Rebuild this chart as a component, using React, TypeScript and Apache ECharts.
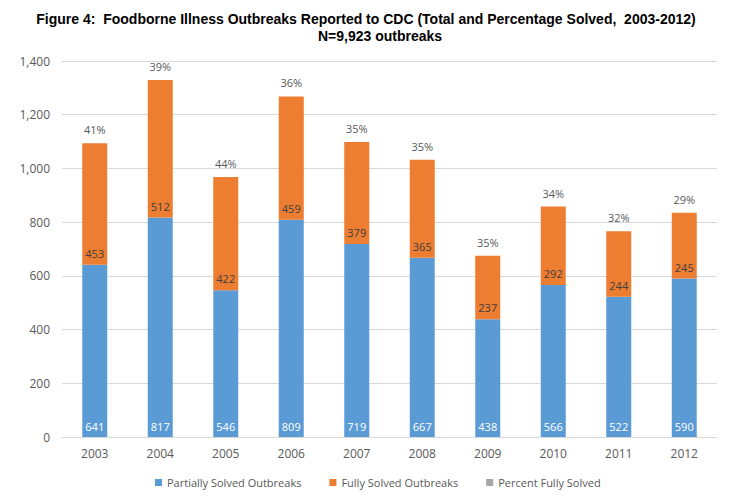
import React, { useEffect, useRef } from "react";
import * as echarts from "echarts";

const years = ["2003", "2004", "2005", "2006", "2007", "2008", "2009", "2010", "2011", "2012"];
const partiallySolved = [641, 817, 546, 809, 719, 667, 438, 566, 522, 590];
const fullySolved = [453, 512, 422, 459, 379, 365, 237, 292, 244, 245];
const percentFullySolved = [41, 39, 44, 36, 35, 35, 35, 34, 32, 29];
const yTicks = { min: 0, max: 1400, interval: 200 };

const FONT = "'Open Sans', 'Noto Sans', sans-serif";
const TITLE_FONT = "'Liberation Sans', Arial, sans-serif";

export default function App() {
  const ref = useRef<HTMLDivElement>(null);

  useEffect(() => {
    if (!ref.current) return;
    const chart = echarts.init(ref.current, null, { renderer: "svg" });
    chart.setOption({
      animation: false,
      backgroundColor: "#ffffff",
      title: [
        {
          text: "Figure 4:  Foodborne Illness Outbreaks Reported to CDC (Total and Percentage Solved,  2003-2012)",
          left: 361,
          textAlign: "center",
          top: 7,
          textStyle: { fontFamily: TITLE_FONT, fontWeight: "bold", fontSize: 14, color: "#000" },
        },
        {
          text: "N=9,923 outbreaks",
          left: 375,
          textAlign: "center",
          top: 24,
          textStyle: { fontFamily: TITLE_FONT, fontWeight: "bold", fontSize: 14, color: "#000" },
        },
      ],
      legend: {
        bottom: 7,
        left: 150,
        itemWidth: 7,
        itemHeight: 7,
        itemGap: 28,
        icon: "rect",
        textStyle: { fontFamily: FONT, fontSize: 11, color: "#595959" },
        data: ["Partially Solved Outbreaks", "Fully Solved Outbreaks", "Percent Fully Solved"],
      },
      grid: { left: 62, right: 22, top: 61, bottom: 63, containLabel: false },
      xAxis: {
        type: "category",
        data: years,
        axisLine: { lineStyle: { color: "#d9d9d9" } },
        axisTick: { show: false },
        axisLabel: { fontFamily: FONT, fontSize: 12, color: "#595959", margin: 10 },
      },
      yAxis: {
        type: "value",
        min: yTicks.min,
        max: yTicks.max,
        interval: yTicks.interval,
        axisLine: { show: false },
        axisTick: { show: false },
        splitLine: { lineStyle: { color: "#d9d9d9" } },
        axisLabel: {
          fontFamily: FONT,
          fontSize: 12,
          color: "#595959",
          margin: 12,
          formatter: (v: number) => v.toLocaleString("en-US"),
        },
      },
      series: [
        {
          name: "Partially Solved Outbreaks",
          type: "bar",
          stack: "total",
          barWidth: 25,
          data: partiallySolved,
          itemStyle: { color: "#5b9bd5" },
          label: {
            show: true,
            position: "insideBottom",
            distance: 5,
            fontFamily: FONT,
            fontSize: 11,
            color: "#ffffff",
          },
        },
        {
          name: "Fully Solved Outbreaks",
          type: "bar",
          stack: "total",
          barWidth: 25,
          data: fullySolved,
          itemStyle: { color: "#ed7d31" },
          label: {
            show: true,
            position: "insideBottom",
            distance: 6,
            fontFamily: FONT,
            fontSize: 11,
            color: "#404040",
          },
        },
        {
          name: "Percent Fully Solved",
          type: "bar",
          stack: "total",
          barWidth: 25,
          data: percentFullySolved.map(() => 0),
          itemStyle: { color: "#a5a5a5" },
          label: {
            show: true,
            position: "top",
            distance: 8,
            fontFamily: FONT,
            fontSize: 11,
            color: "#595959",
            formatter: (p: any) => percentFullySolved[p.dataIndex] + "%",
          },
        },
      ],
    });
    return () => chart.dispose();
  }, []);

  return (
    <div
      ref={ref}
      style={{ position: "fixed", left: 0, top: 0, width: 739, height: 500 }}
    />
  );
}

====================

* _Work required_
Return the material exactly as given, apart from the pictures.

* _Final answer_
Rebuild this chart as a component, using React, TypeScript and Apache ECharts.
import React, { useEffect, useRef } from "react";
import * as echarts from "echarts";

const years = ["2003", "2004", "2005", "2006", "2007", "2008", "2009", "2010", "2011", "2012"];
const partiallySolved = [641, 817, 546, 809, 719, 667, 438, 566, 522, 590];
const fullySolved = [453, 512, 422, 459, 379, 365, 237, 292, 244, 245];
const percentFullySolved = [41, 39, 44, 36, 35, 35, 35, 34, 32, 29];
const yTicks = { min: 0, max: 1400, interval: 200 };

const FONT = "'Open Sans', 'Noto Sans', sans-serif";
const TITLE_FONT = "'Liberation Sans', Arial, sans-serif";

export default function App() {
  const ref = useRef<HTMLDivElement>(null);

  useEffect(() => {
    if (!ref.current) return;
    const chart = echarts.init(ref.current, null, { renderer: "svg" });
    chart.setOption({
      animation: false,
      backgroundColor: "#ffffff",
      title: [
        {
          text: "Figure 4:  Foodborne Illness Outbreaks Reported to CDC (Total and Percentage Solved,  2003-2012)",
          left: 361,
          textAlign: "center",
          top: 7,
          textStyle: { fontFamily: TITLE_FONT, fontWeight: "bold", fontSize: 14, color: "#000" },
        },
        {
          text: "N=9,923 outbreaks",
          left: 375,
          textAlign: "center",
          top: 24,
          textStyle: { fontFamily: TITLE_FONT, fontWeight: "bold", fontSize: 14, color: "#000" },
        },
      ],
      legend: {
        bottom: 7,
        left: 150,
        itemWidth: 7,
        itemHeight: 7,
        itemGap: 28,
        icon: "rect",
        textStyle: { fontFamily: FONT, fontSize: 11, color: "#595959" },
        data: ["Partially Solved Outbreaks", "Fully Solved Outbreaks", "Percent Fully Solved"],
      },
      grid: { left: 62, right: 22, top: 61, bottom: 63, containLabel: false },
      xAxis: {
        type: "category",
        data: years,
        axisLine: { lineStyle: { color: "#d9d9d9" } },
        axisTick: { show: false },
        axisLabel: { fontFamily: FONT, fontSize: 12, color: "#595959", margin: 10 },
      },
      yAxis: {
        type: "value",
        min: yTicks.min,
        max: yTicks.max,
        interval: yTicks.interval,
        axisLine: { show: false },
        axisTick: { show: false },
        splitLine: { lineStyle: { color: "#d9d9d9" } },
        axisLabel: {
          fontFamily: FONT,
          fontSize: 12,
          color: "#595959",
          margin: 12,
          formatter: (v: number) => v.toLocaleString("en-US"),
        },
      },
      series: [
        {
          name: "Partially Solved Outbreaks",
          type: "bar",
          stack: "total",
          barWidth: 25,
          data: partiallySolved,
          itemStyle: { color: "#5b9bd5" },
          label: {
            show: true,
            position: "insideBottom",
            distance: 5,
            fontFamily: FONT,
            fontSize: 11,
            color: "#ffffff",
          },
        },
        {
          name: "Fully Solved Outbreaks",
          type: "bar",
          stack: "total",
          barWidth: 25,
          data: fullySolved,
          itemStyle: { color: "#ed7d31" },
          label: {
            show: true,
            position: "insideBottom",
            distance: 6,
            fontFamily: FONT,
            fontSize: 11,
            color: "#404040",
          },
        },
        {
          name: "Percent Fully Solved",
          type: "bar",
          stack: "total",
          barWidth: 25,
          data: percentFullySolved.map(() => 0),
          itemStyle: { color: "#a5a5a5" },
          label: {
            show: true,
            position: "top",
            distance: 8,
            fontFamily: FONT,
            fontSize: 11,
            color: "#595959",
            formatter: (p: any) => percentFullySolved[p.dataIndex] + "%",
          },
        },
      ],
    });
    return () => chart.dispose();
  }, []);

  return (
    <div
      ref={ref}
      style={{ position: "fixed", left: 0, top: 0, width: 739, height: 500 }}
    />
  );
}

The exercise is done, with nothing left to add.